Why Visa Brought Earthport Into Its Orbit

Visa is moving “beyond the card” with its acquisition of cross-border payments firm Earthport to turbo-charge account-to-account payments. Bill Sheley, head of global push payments at Visa, tells Karen Webster how the combined companies enable banks and service providers to cover (through a single point of contact) almost all of the world’s banked population, offering flexibility for P2P, B2C and B2B payments across wallets, accounts and cards.

In payments, to gain technology, reach and new use cases (and, sometimes, all of the above at once), the debate has always boiled down to “build or buy.” To that end, Visa has taken the “buy” path, and said last week that it gained control of Earthport, having bought the U.K.-based firm for a reported $257 million in a deal announced late last year.

Earthport offers cross-border payment services to banks, money transfer service providers and other businesses through the largest independent ACH network. The companies said in a press release last week that the deal will boost Visa Direct’s pantheon of use cases, with Visa noting that the transaction count growth over the last 12 months has been more than 100 percent.

The acquisition, Bill Sheley, head of global push payments at Visa, told Karen Webster, helps move Visa “beyond the card” and, writ large, helps the payments giant to embrace a “two-account disbursement model.” He added that global reach remains especially important in the disbursements business, where Visa now has a presence, moving money to consumers and firms in a manner that is truly ubiquitous.

The combination of Visa and Earthport, he said, promotes “the ability to move money globally and efficiently, and at scale, making it simple for originators, [treasury banks and service providers] to do all this through a single connection. … These are really all the little ingredients that are swirling around as part of this particular acquisition.”

Sheley noted that, moving forward, the combined entity can help banks add value, cement long-standing relationships with clients and help FinTech firms as they make efforts to get up and running with cross-border payments.

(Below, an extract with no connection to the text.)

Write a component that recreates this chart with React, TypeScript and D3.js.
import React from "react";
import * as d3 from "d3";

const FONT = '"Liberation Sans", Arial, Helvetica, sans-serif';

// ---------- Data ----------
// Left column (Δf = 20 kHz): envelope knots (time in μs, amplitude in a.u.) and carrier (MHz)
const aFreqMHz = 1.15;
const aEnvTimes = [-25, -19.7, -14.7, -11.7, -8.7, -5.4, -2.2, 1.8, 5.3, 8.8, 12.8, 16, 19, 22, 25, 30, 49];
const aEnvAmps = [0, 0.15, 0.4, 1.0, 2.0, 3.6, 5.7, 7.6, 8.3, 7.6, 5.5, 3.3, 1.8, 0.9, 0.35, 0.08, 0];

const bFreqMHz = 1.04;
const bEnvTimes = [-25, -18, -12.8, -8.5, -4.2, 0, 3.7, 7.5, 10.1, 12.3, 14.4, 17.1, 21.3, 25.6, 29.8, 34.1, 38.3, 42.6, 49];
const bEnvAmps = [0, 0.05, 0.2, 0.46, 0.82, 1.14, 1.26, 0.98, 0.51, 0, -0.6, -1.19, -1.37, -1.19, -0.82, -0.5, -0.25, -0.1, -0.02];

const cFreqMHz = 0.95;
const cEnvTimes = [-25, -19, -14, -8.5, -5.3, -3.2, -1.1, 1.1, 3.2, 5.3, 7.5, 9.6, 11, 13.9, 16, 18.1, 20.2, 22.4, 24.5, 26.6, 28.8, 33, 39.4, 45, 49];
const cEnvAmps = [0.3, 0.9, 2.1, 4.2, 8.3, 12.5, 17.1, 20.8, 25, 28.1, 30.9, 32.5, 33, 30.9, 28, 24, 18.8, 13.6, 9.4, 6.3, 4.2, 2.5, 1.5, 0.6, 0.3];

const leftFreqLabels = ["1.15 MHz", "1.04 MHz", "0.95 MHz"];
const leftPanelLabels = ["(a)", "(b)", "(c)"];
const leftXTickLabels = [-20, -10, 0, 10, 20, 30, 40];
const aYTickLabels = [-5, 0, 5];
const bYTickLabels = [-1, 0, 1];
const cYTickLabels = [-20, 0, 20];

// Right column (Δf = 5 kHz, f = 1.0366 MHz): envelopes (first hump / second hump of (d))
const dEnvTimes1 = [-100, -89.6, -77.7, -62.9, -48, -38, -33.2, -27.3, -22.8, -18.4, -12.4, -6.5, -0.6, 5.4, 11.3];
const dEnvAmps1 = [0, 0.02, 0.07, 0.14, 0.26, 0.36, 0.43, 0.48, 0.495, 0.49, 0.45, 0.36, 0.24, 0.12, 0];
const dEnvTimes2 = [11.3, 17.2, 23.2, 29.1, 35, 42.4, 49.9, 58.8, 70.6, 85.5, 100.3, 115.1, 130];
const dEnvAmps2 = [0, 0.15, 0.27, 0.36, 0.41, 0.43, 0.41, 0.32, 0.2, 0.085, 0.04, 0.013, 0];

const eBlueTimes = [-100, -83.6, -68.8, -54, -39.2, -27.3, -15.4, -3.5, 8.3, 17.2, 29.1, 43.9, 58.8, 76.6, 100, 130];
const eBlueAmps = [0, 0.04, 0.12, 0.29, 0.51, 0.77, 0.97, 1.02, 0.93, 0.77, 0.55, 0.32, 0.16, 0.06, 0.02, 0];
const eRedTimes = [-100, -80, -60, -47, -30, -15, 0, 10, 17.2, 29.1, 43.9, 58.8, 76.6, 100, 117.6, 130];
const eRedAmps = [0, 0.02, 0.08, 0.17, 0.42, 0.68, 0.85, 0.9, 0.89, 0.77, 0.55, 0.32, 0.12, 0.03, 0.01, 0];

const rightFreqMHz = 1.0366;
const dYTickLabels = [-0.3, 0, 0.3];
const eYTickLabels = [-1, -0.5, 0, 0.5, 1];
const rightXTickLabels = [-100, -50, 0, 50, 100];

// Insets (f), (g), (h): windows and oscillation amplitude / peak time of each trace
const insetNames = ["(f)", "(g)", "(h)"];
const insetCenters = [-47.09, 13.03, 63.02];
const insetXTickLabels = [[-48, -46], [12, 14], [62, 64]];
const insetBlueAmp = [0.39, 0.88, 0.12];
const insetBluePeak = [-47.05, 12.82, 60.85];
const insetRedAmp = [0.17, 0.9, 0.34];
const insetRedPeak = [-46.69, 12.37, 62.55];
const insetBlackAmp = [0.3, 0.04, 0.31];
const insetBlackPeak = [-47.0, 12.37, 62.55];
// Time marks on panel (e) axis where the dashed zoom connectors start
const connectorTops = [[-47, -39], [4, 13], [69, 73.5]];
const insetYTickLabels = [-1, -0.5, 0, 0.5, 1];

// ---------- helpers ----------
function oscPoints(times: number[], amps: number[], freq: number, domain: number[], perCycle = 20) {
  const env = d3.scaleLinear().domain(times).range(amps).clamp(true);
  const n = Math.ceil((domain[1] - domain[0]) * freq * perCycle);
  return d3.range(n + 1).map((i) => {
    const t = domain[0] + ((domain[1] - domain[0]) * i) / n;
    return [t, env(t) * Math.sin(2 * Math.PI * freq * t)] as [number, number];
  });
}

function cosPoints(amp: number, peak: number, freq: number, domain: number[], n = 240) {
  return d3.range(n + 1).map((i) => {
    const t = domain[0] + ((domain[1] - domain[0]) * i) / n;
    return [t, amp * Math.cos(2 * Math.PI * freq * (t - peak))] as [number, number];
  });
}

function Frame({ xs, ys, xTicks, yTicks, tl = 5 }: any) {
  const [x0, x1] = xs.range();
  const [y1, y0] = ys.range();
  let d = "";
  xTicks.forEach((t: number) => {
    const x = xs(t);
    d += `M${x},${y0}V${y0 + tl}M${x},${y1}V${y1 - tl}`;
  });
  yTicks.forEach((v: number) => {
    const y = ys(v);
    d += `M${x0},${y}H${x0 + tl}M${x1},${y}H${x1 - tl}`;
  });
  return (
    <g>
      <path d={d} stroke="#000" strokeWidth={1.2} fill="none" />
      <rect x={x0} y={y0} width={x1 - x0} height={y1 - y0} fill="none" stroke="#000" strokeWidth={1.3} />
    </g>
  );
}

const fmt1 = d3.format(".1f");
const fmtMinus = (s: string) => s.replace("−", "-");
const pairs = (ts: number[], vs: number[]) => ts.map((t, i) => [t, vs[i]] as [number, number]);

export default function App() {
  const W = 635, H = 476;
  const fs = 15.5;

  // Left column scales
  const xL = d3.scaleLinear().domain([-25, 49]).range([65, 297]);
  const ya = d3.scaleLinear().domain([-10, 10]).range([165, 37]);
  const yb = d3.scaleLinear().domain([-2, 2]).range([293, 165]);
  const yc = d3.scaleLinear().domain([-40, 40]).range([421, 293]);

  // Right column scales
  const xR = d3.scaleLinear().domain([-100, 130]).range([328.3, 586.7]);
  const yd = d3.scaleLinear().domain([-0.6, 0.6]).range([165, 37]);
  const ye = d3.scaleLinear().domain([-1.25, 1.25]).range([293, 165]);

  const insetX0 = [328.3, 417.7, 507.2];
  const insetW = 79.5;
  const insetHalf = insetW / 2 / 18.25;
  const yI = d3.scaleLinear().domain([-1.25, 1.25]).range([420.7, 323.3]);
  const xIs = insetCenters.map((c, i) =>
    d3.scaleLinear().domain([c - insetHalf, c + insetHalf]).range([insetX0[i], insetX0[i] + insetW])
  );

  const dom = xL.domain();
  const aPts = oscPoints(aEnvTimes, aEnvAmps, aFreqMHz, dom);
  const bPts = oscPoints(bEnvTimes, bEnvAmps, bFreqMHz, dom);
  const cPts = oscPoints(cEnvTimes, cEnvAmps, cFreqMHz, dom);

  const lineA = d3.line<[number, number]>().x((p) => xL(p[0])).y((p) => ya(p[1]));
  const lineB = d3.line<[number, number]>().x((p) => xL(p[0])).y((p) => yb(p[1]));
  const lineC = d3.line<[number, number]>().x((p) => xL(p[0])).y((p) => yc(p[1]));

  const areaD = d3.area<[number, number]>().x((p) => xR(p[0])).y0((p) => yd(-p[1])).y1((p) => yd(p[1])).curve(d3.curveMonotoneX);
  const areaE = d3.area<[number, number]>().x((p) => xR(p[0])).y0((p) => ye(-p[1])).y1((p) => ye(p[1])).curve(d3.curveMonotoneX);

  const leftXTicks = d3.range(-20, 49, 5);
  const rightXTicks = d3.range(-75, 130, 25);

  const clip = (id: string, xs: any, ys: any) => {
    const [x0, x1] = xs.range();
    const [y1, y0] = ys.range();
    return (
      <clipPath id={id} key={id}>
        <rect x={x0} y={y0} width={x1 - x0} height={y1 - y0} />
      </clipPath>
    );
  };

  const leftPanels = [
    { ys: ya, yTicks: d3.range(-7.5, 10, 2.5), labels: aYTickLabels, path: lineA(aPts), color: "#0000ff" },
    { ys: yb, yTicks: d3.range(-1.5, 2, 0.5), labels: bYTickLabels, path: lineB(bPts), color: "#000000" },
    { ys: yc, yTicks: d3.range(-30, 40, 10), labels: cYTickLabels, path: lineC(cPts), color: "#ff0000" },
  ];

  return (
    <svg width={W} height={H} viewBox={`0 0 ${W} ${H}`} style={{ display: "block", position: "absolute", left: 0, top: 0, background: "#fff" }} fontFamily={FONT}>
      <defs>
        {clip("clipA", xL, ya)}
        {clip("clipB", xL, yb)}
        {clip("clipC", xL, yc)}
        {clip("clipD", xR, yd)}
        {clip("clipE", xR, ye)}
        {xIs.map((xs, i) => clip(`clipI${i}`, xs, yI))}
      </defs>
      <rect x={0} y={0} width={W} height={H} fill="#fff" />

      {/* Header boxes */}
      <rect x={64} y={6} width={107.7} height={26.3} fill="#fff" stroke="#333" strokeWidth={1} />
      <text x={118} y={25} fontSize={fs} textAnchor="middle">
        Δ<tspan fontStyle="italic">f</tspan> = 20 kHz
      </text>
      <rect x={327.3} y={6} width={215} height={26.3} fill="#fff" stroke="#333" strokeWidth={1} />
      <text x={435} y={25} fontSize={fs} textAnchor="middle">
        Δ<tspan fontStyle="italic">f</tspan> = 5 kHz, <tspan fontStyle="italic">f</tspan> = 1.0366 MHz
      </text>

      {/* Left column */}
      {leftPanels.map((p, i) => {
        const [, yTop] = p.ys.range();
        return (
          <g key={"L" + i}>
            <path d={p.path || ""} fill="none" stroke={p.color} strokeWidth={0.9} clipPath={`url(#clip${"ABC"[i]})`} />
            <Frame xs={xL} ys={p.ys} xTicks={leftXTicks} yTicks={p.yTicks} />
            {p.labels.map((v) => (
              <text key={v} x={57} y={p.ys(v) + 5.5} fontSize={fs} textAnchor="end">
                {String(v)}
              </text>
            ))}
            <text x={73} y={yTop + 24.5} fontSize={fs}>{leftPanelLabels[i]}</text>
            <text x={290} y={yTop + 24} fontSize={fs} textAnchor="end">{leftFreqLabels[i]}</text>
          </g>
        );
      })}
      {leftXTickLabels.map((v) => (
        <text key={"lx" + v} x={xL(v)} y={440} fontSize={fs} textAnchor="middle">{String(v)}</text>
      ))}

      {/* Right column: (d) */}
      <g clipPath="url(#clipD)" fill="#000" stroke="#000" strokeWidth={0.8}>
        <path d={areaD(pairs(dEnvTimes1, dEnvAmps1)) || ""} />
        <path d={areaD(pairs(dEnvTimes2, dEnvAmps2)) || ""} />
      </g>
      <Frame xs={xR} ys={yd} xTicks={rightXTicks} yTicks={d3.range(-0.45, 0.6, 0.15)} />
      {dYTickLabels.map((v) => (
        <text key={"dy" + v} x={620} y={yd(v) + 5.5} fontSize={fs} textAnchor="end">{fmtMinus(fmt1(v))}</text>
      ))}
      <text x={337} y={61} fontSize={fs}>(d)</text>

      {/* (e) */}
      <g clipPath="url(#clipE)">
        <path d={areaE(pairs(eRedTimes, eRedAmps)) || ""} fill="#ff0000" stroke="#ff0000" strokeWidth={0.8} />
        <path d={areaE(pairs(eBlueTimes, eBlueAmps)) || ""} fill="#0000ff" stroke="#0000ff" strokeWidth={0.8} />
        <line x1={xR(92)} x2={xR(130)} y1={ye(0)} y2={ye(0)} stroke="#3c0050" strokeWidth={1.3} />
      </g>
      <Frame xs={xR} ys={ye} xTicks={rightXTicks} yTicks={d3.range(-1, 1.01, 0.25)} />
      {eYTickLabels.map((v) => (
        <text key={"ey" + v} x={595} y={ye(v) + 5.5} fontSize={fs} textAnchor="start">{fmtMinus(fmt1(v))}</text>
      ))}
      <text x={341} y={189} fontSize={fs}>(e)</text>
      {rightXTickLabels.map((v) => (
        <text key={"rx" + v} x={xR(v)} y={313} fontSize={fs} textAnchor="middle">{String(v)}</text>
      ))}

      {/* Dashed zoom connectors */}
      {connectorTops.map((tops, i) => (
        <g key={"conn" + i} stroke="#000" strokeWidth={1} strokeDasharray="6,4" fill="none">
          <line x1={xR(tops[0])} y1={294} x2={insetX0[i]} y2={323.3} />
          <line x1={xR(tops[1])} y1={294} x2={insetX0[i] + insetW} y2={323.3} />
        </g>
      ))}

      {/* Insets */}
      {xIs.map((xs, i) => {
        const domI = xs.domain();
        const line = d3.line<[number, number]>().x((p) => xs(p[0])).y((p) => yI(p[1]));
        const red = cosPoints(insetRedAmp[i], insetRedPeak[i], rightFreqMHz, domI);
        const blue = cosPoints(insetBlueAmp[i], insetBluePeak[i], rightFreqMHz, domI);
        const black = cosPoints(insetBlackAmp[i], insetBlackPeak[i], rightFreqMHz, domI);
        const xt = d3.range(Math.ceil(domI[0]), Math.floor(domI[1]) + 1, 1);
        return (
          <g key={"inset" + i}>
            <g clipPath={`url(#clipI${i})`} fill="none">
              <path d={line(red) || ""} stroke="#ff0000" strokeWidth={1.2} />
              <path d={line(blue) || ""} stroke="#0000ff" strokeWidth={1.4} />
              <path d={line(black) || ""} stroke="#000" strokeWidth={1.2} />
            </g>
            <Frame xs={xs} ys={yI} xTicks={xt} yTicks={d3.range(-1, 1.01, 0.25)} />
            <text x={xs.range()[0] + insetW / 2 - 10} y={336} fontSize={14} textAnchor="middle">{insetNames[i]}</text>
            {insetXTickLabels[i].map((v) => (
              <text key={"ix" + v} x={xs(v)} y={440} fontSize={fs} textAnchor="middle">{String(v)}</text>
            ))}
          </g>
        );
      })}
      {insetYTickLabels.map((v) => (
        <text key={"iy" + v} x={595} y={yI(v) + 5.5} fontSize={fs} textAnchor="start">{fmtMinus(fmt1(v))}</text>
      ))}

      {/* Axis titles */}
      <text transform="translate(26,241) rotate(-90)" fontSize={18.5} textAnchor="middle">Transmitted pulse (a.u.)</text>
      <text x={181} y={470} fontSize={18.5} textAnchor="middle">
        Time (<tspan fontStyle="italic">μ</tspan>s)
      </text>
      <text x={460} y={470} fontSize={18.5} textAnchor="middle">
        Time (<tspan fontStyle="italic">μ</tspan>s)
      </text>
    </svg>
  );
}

Card credentials remain the basis of the Visa network, according to the executive, and “are sitting in front“ of about 60 percent to 70 percent of banks, consumers and small businesses globally. As he told Webster, “when you combine Earthport and Visa, we now stand in front of virtually 100 percent of the globe in terms of a reach equation,” with what he termed “bank-grade-type compliance and risk management in the operating structure provided by Visa’s network.”

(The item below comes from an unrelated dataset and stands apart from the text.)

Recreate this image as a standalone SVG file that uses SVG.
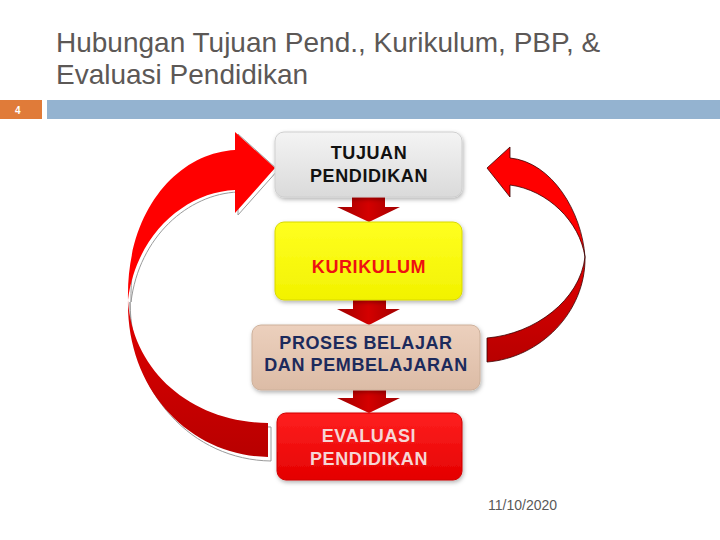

Single Point Of Connection

In an effort to sidestep what Webster tongue-in-cheek termed as the “mosh pit” of different payment rails, Sheley noted that, amid the complexity of the ever-evolving financial system (where $80 trillion is sent through wire transfers and bank accounts), the simplicity offered to originators by “plugging into one spot” through an API streamlines processes.

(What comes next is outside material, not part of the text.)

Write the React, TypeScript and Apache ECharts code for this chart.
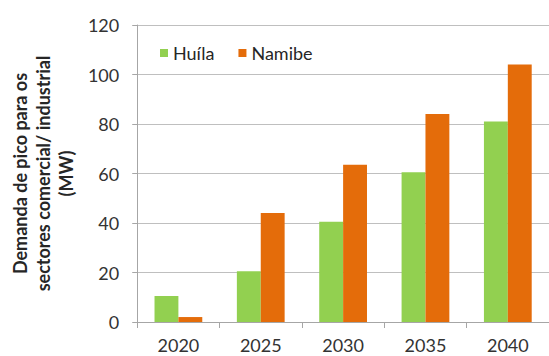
import React, { useEffect, useRef } from "react";
import * as echarts from "echarts";

const categories = ["2020", "2025", "2030", "2035", "2040"];
const huila = [10.5, 20.5, 40.5, 60.5, 81];
const namibe = [2, 44, 63.5, 84, 104];
const seriesNames = ["Huíla", "Namibe"];
const yAxisTitle = "Demanda de pico para os\nsectores comercial/ industrial\n(MW)";

const FONT = "Lato";

export default function App() {
  const ref = useRef<HTMLDivElement>(null);
  useEffect(() => {
    if (!ref.current) return;
    const chart = echarts.init(ref.current, null, { renderer: "svg" });
    chart.setOption({
      animation: false,
      backgroundColor: "#ffffff",
      textStyle: { fontFamily: FONT },
      legend: {
        left: 155,
        top: 39,
        itemWidth: 8,
        itemHeight: 8,
        itemGap: 24,
        icon: "rect",
        textStyle: { fontSize: 18, color: "#262626", fontFamily: FONT },
        data: seriesNames,
      },
      grid: { left: 129, right: 0, top: 25, bottom: 34, containLabel: false },
      xAxis: {
        type: "category",
        data: categories,
        axisLine: { show: true, lineStyle: { color: "#a6a6a6" } },
        axisTick: { show: true, length: 6, alignWithLabel: false, lineStyle: { color: "#a6a6a6" } },
        axisLabel: { fontSize: 18, color: "#333333", margin: 14, fontFamily: FONT },
      },
      yAxis: {
        type: "value",
        min: 0,
        max: 120,
        interval: 20,
        name: yAxisTitle,
        nameLocation: "middle",
        nameGap: 54,
        nameTextStyle: {
          fontSize: 18,
          fontWeight: "bold",
          color: "#262626",
          lineHeight: 23,
          fontFamily: FONT,
          align: "center",
        },
        axisLine: { show: true, lineStyle: { color: "#a6a6a6" } },
        axisTick: { show: true, length: 5, lineStyle: { color: "#a6a6a6" } },
        axisLabel: { fontSize: 18, color: "#333333", margin: 18, fontFamily: FONT },
        splitLine: { show: true, lineStyle: { color: "#bfbfbf", width: 1 } },
      },
      series: [
        {
          name: seriesNames[0],
          type: "bar",
          data: huila,
          itemStyle: { color: "#92D050" },
          barGap: "0%",
          barCategoryGap: "42%",
        },
        {
          name: seriesNames[1],
          type: "bar",
          data: namibe,
          itemStyle: { color: "#E46C0A" },
          barGap: "0%",
          barCategoryGap: "42%",
        },
      ],
    });
    return () => chart.dispose();
  }, []);
  return <div ref={ref} style={{ width: 549, height: 356, position: "absolute", left: 0, top: 0 }} />;
}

These firms and providers no longer need to go through “50 operating environments to manage currencies and local rails. … We can be the network of networks with interconnection between all of the financial systems across the globe,” Sheley said. “That’s what we are driving [toward]. This is a business that we’ve been in for 50 years, and we do it at scale.”

The company will also continue to work with providers, where there are payment-operating models focused on local jurisdictions, he told Webster.

What’s On Offer

Delving into the types of transactions powered by the acquisition, Sheley detailed a number of classifications, including high-value payments and low-value, high-velocity payments. “High-value payments are going to be the supplier management systems between big companies and middle-market companies. That’s B2B Connect,” he said. Low-value payments, marked by high velocity, he continued, are typically P2P remittance, B2C disbursements and payroll, where ticket sizes are $50,000 and below.

“If you are a treasury bank, you have to operate in both of those spaces,” he explained. “Then, you also have a bunch of third-party services and bank models that supply those types of payments on behalf of [businesses, consumers] and governments. Use cases extend across online marketplaces, gig economy payroll payments, cross-border remittances, loan payouts and insurance disbursements, to name a few.”

He noted, too, that the combination offers fund recipients flexibility in how they want to be paid.

“Essentially, we are trying to answer a very simple question,” he said,” which is ‘how do you want to get paid?’ We are building this universal API that sits on the front end and, depending on where you live, you can answer that question a number of different ways. I can put a card credential in, I can put an account credential in, I can put a wallet credential in — and, now, the Visa network will be able to fulfill on all of those, and be able to move the money,” Sheley said.